§ **Written task**: Copy out, with no alterations, the lines below running from the one containing "Give me the React, TypeScript" to the one containing "Chart.register(...registerables);", inclusive at each end; pictures are omitted.
##### Material supplied #####
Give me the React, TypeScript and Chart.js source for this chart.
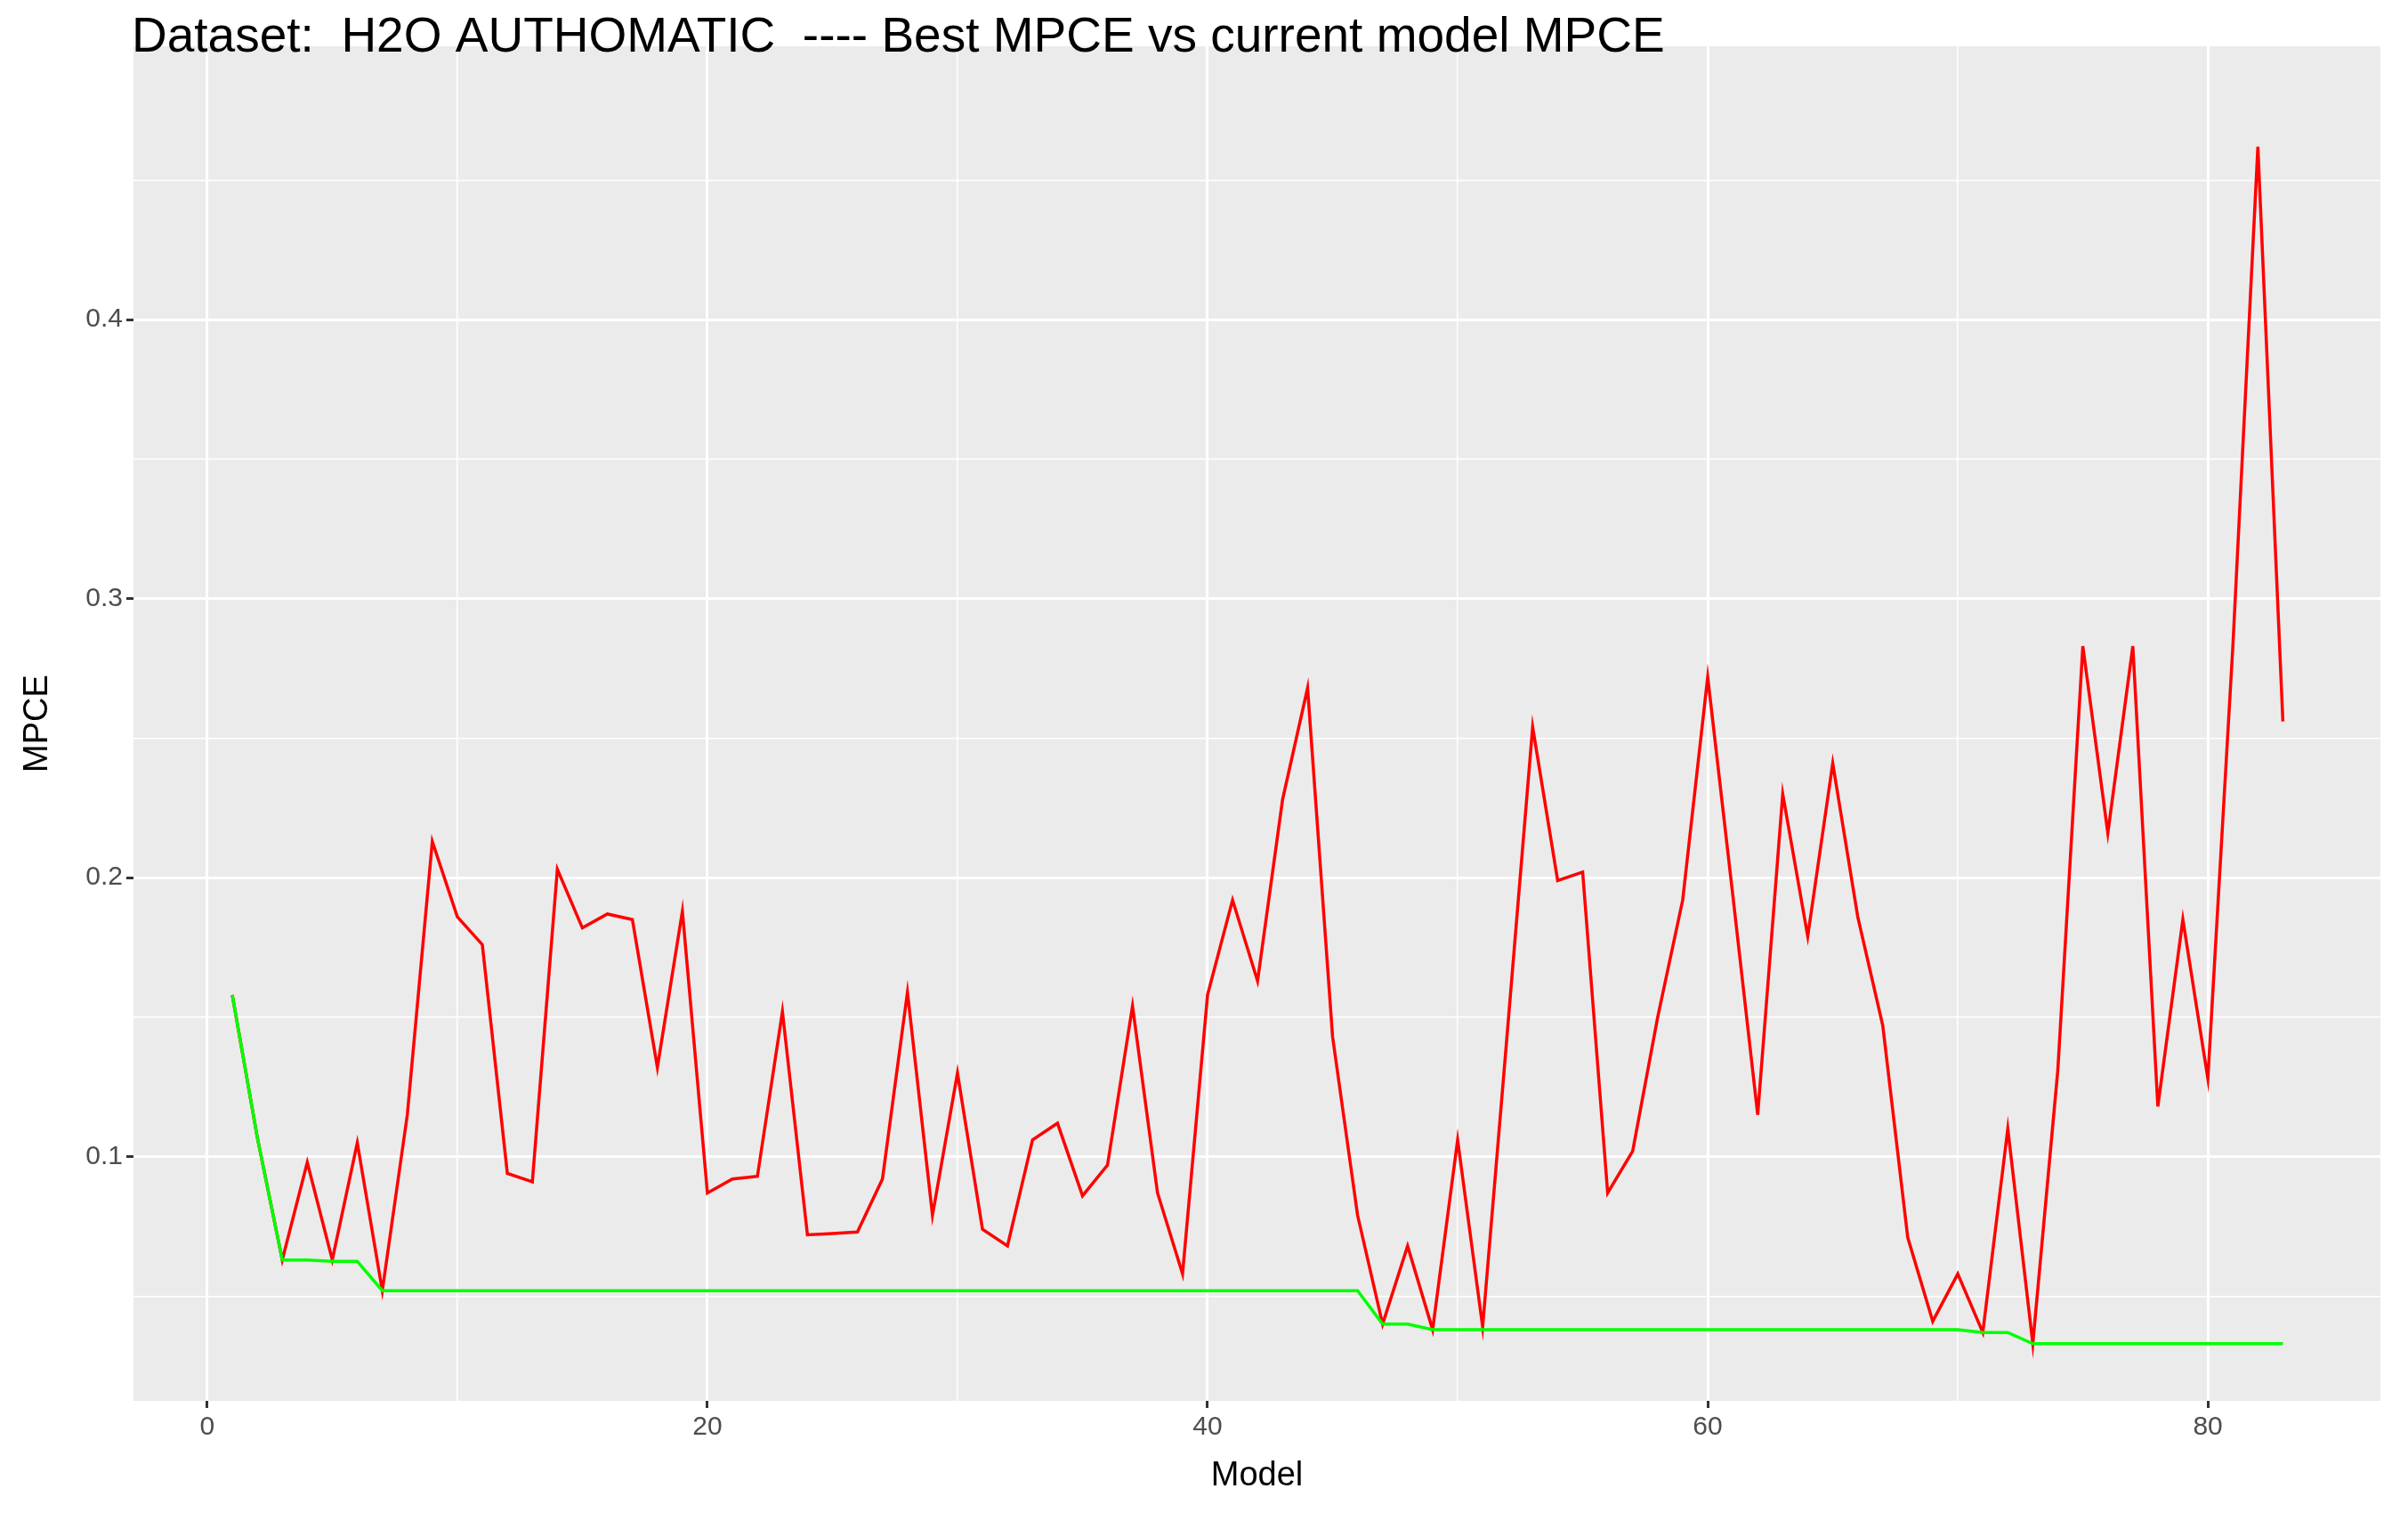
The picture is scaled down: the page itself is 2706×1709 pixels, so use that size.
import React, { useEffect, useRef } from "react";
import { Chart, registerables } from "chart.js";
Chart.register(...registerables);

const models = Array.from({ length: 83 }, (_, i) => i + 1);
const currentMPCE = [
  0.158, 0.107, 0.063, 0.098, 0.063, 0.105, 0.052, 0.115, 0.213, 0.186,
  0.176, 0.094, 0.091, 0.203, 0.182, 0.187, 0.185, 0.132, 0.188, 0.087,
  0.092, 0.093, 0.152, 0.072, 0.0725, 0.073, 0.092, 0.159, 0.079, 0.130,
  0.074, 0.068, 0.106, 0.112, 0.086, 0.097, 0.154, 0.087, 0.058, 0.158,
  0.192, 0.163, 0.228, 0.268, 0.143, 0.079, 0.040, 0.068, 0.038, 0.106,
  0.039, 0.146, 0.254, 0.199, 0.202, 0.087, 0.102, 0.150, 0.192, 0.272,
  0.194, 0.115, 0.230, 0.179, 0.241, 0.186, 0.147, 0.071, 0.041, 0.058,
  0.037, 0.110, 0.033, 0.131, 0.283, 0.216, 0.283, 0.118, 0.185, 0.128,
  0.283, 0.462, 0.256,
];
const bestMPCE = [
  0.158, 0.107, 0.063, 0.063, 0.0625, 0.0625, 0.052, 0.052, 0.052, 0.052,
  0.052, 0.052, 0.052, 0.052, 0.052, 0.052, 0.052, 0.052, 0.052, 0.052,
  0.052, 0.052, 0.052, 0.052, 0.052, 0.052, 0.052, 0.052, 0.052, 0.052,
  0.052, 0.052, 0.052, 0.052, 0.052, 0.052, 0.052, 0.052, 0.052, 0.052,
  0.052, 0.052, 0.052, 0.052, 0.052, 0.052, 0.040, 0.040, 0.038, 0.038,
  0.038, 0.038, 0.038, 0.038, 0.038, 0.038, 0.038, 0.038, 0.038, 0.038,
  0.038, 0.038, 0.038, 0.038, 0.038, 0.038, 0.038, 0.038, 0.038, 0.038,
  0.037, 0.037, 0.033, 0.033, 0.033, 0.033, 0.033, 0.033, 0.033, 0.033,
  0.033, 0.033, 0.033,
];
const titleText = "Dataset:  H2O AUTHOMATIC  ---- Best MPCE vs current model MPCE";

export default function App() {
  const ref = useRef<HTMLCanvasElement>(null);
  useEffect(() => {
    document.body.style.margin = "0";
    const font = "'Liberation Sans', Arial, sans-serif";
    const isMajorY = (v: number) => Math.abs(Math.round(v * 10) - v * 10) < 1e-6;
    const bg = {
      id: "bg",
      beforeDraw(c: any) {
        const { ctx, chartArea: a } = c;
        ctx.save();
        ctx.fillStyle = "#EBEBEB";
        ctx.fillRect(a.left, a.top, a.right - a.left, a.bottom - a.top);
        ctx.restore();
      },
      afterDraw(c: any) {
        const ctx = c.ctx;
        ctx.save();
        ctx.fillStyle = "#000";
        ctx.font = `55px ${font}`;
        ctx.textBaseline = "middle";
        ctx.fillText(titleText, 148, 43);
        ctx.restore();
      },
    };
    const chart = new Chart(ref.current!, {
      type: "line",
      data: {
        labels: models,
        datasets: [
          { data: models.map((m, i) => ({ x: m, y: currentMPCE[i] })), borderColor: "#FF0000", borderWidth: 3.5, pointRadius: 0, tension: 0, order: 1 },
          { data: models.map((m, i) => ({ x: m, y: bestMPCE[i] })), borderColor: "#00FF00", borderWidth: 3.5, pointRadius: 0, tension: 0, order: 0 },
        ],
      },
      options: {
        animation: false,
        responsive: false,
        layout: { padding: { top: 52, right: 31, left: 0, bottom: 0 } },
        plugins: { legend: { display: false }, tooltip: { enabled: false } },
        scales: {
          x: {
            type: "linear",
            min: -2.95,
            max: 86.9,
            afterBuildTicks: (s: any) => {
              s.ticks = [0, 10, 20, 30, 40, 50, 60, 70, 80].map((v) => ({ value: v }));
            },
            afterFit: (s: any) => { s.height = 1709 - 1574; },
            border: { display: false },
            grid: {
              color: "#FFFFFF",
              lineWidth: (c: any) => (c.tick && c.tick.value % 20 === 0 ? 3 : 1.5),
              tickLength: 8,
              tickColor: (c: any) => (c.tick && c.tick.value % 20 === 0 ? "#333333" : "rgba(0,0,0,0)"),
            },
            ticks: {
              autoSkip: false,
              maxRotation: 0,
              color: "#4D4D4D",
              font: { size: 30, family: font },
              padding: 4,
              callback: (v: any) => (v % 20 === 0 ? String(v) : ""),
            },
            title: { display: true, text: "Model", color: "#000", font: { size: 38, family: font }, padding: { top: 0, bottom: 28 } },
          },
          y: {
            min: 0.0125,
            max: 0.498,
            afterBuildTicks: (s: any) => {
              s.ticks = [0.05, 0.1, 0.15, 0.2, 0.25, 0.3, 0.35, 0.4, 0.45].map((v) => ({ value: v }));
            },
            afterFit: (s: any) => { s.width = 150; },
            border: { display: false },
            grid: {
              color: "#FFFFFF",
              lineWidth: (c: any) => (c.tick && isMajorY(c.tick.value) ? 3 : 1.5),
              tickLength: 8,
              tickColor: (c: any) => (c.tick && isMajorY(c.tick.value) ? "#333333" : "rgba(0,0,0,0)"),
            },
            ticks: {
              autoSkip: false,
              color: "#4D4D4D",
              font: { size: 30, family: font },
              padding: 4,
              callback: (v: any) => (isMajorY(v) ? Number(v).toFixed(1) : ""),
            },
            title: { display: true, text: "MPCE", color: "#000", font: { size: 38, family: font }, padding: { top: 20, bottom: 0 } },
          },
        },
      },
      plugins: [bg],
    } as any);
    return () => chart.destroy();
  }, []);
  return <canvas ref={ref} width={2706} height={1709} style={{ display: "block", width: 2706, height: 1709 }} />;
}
#####
##### Material supplied #####
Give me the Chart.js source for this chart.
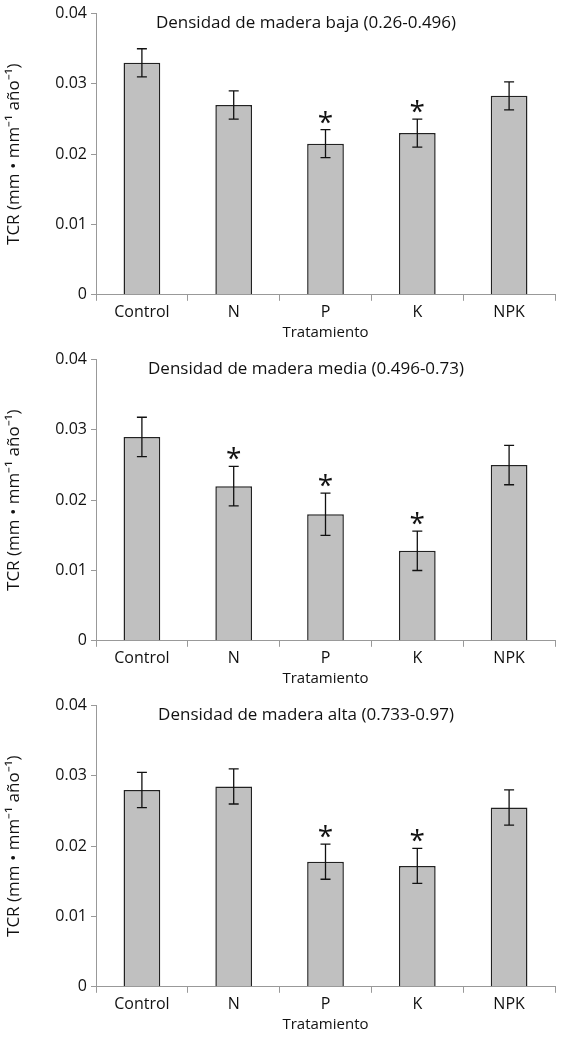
#####
##### Material supplied #####
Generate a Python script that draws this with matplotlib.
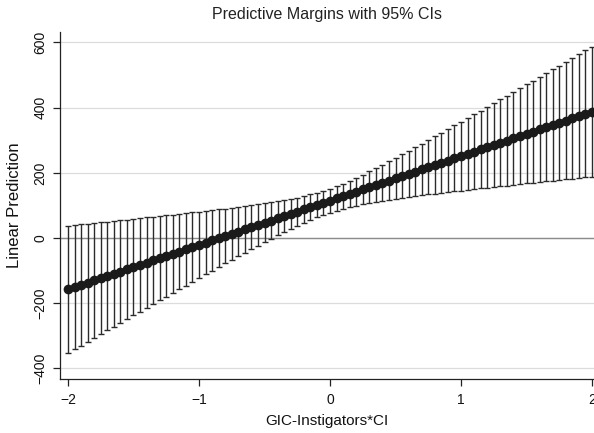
#####
§ **Response**:
Give me the React, TypeScript and Chart.js source for this chart.
The picture is scaled down: the page itself is 2706×1709 pixels, so use that size.
import React, { useEffect, useRef } from "react";
import { Chart, registerables } from "chart.js";
Chart.register(...registerables);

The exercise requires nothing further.